» Task prompt:
Say how many lines hold the string "this"; please write nothing but the number.

» Dataset records:
BEGIN

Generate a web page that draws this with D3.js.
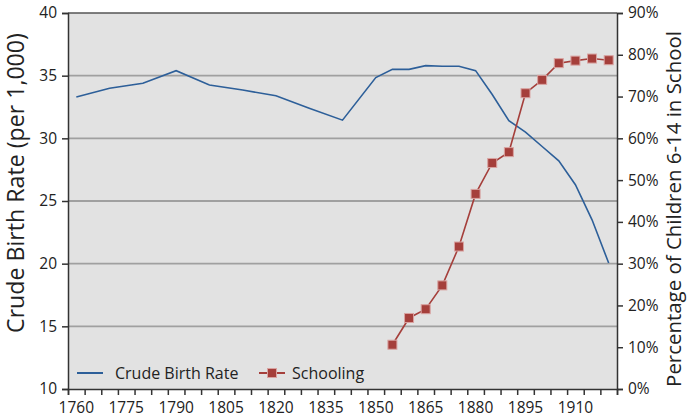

END
BEGIN

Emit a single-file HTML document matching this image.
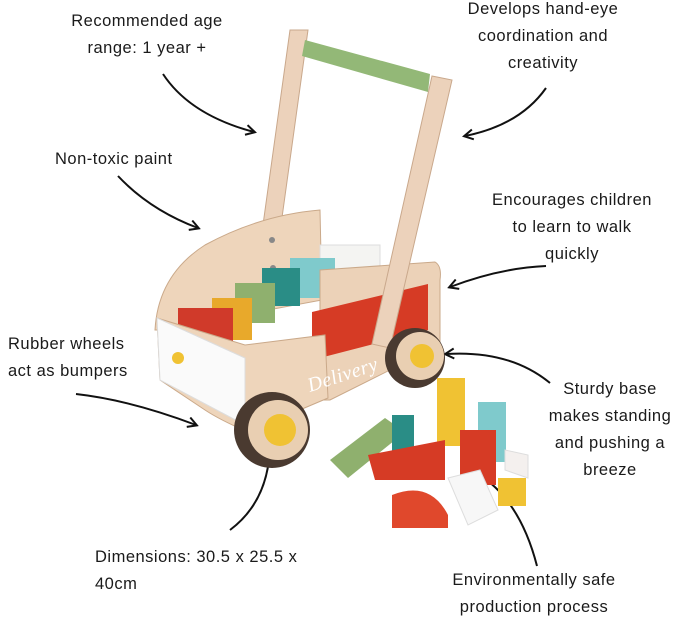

END
BEGIN

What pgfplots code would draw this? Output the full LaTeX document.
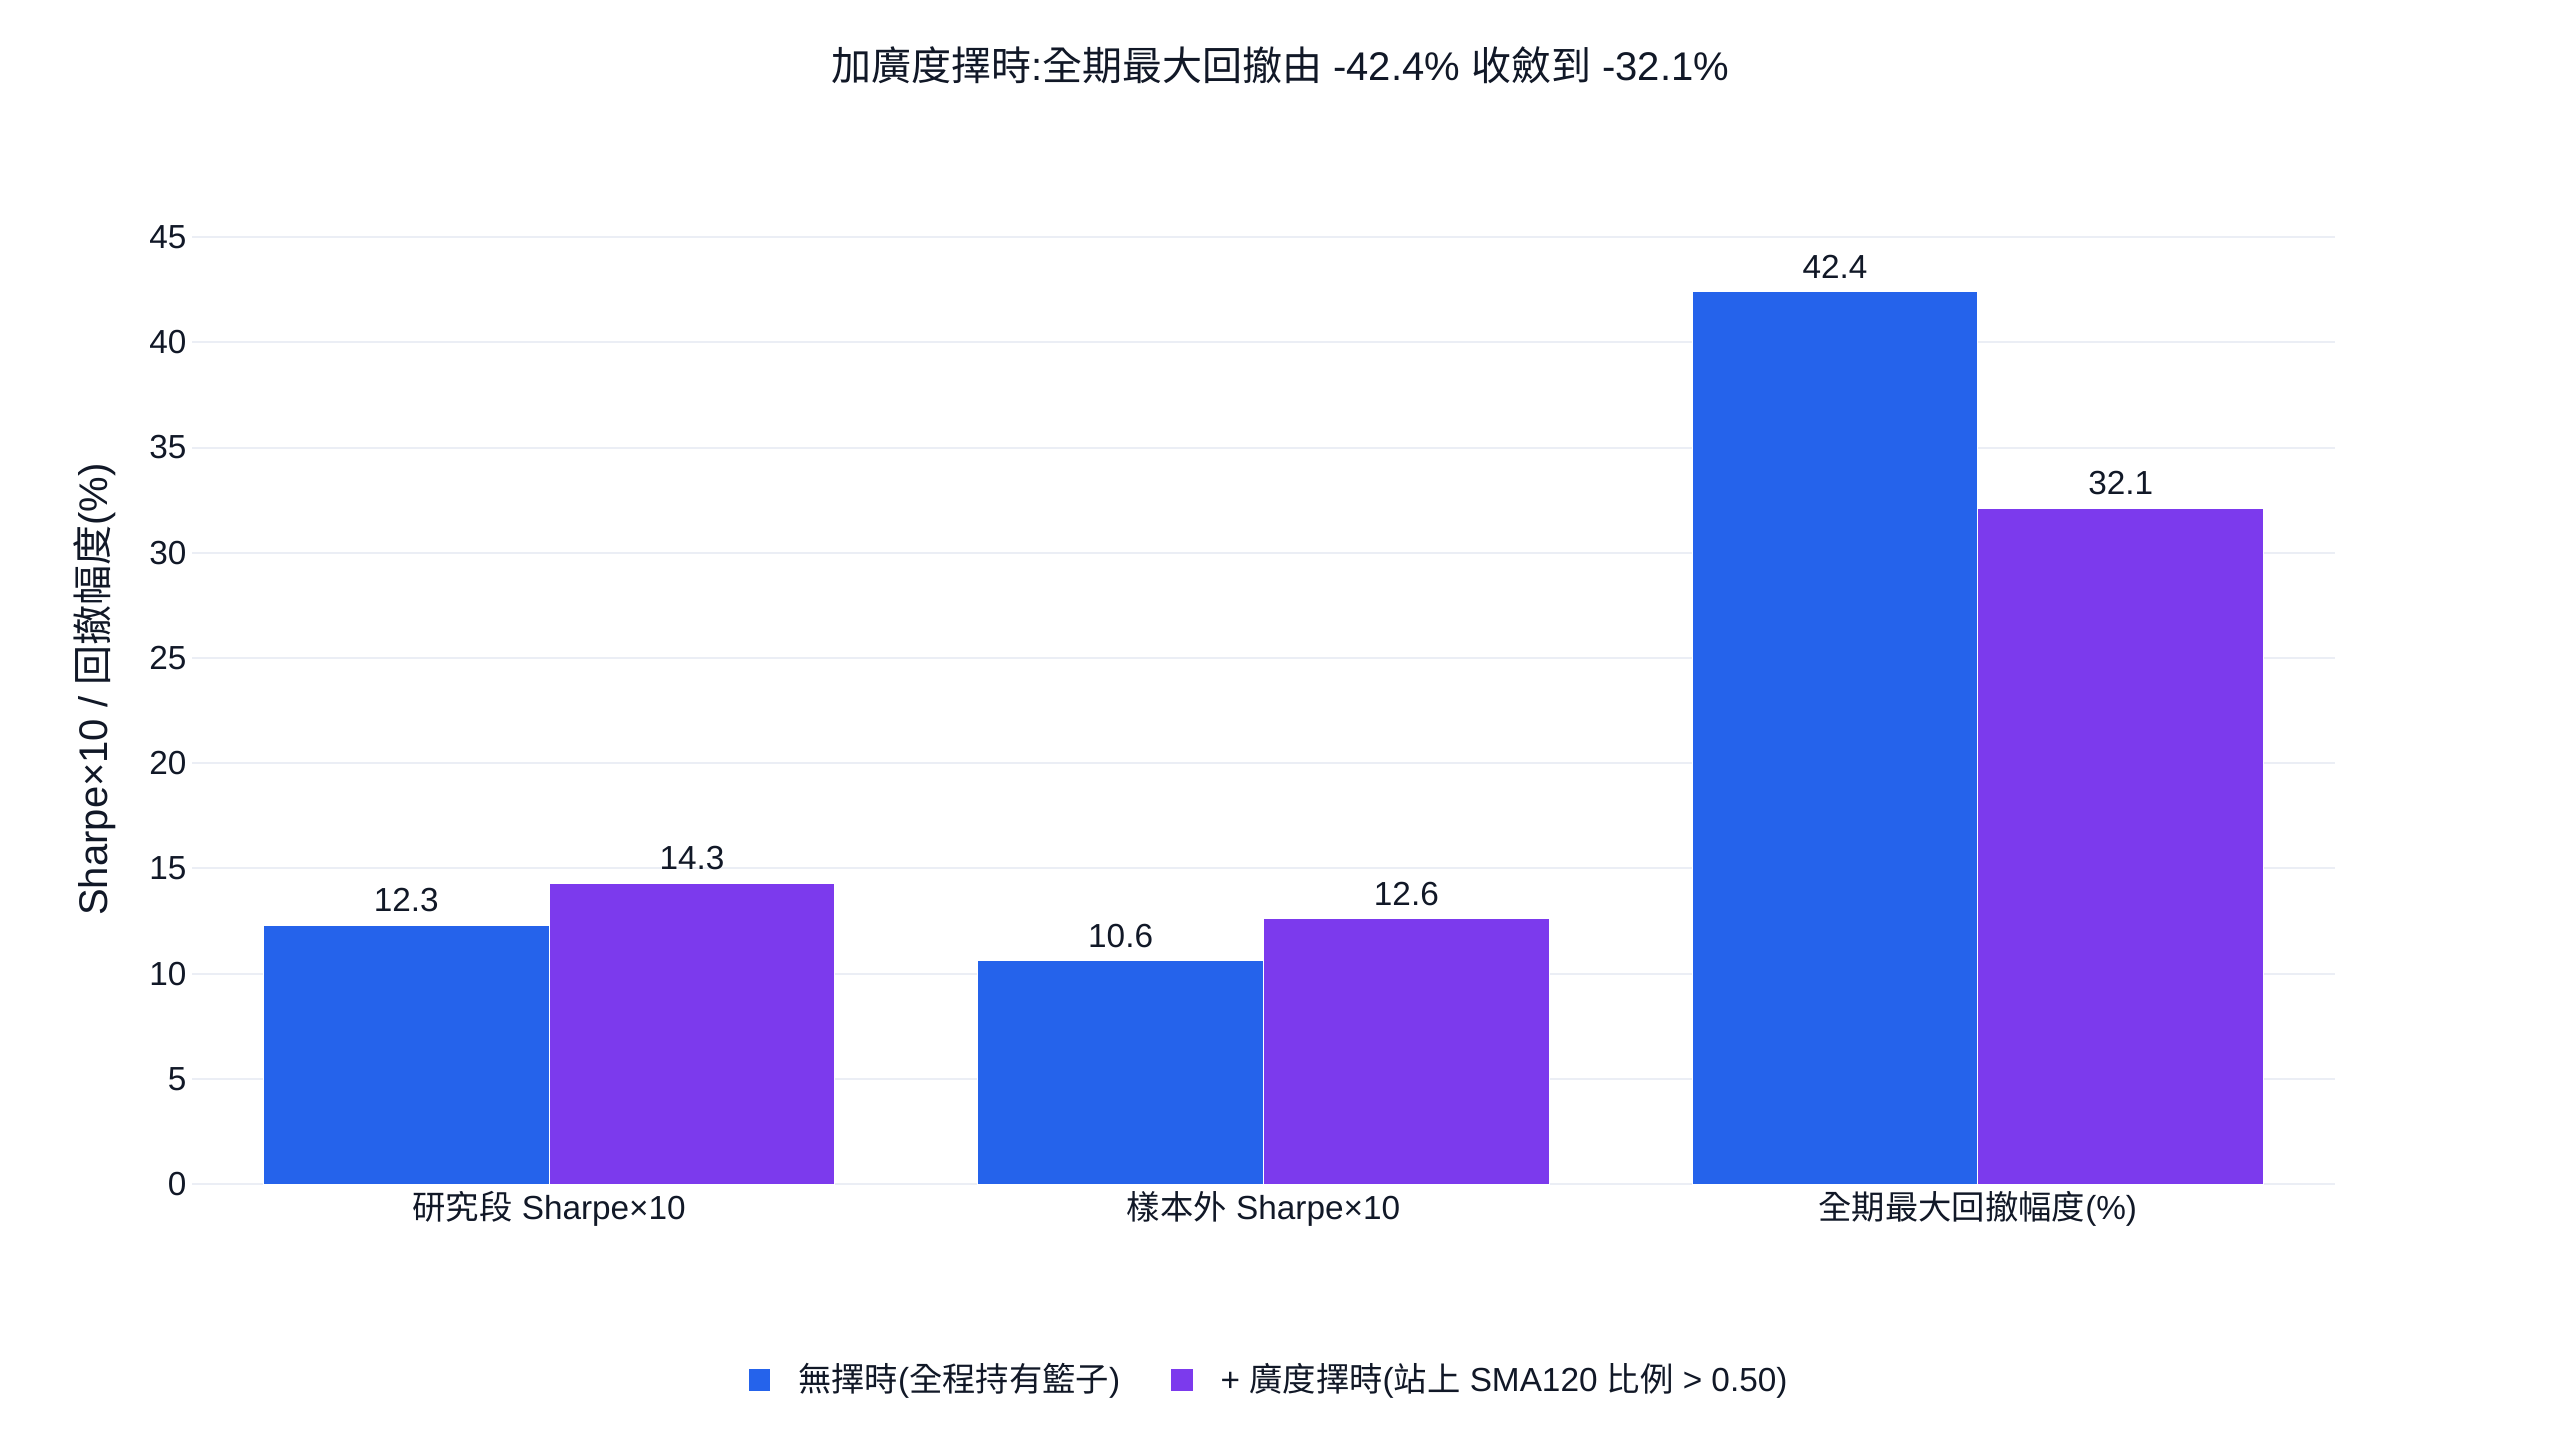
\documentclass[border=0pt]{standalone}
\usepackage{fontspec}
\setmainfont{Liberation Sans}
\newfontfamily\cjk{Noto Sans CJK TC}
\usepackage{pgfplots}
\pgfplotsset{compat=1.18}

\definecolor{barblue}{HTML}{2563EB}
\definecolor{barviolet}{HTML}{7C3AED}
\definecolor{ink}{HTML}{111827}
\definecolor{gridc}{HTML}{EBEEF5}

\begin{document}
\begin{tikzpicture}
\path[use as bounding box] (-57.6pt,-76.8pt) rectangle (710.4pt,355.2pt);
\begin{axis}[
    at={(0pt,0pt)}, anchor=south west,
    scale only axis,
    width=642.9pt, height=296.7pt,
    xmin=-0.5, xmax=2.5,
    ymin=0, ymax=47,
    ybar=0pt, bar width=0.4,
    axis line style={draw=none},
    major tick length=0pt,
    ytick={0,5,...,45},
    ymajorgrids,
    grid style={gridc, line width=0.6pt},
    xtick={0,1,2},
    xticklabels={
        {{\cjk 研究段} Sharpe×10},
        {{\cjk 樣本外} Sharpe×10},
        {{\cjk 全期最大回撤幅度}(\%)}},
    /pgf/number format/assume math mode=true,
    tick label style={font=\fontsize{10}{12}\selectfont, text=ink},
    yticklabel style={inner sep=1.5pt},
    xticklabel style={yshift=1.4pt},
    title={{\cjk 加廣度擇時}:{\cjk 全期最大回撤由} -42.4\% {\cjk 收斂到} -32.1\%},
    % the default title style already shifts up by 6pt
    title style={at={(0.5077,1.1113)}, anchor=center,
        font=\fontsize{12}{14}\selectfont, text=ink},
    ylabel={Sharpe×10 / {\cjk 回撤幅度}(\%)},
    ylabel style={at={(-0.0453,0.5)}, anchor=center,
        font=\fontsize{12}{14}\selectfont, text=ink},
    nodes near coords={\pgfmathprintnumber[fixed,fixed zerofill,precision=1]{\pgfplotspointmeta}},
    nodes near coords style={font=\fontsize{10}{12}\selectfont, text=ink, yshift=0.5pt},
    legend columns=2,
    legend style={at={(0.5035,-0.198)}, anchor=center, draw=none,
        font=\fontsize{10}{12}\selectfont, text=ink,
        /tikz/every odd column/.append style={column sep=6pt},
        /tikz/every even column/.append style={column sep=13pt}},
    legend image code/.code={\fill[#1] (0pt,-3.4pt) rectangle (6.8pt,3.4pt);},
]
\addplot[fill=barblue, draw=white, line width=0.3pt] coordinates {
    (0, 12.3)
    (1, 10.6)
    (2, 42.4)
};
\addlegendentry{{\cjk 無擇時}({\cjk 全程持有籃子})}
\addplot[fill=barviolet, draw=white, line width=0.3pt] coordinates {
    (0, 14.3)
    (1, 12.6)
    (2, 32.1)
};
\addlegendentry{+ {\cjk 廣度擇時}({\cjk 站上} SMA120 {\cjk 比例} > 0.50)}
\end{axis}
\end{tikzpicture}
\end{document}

END

» In response:
3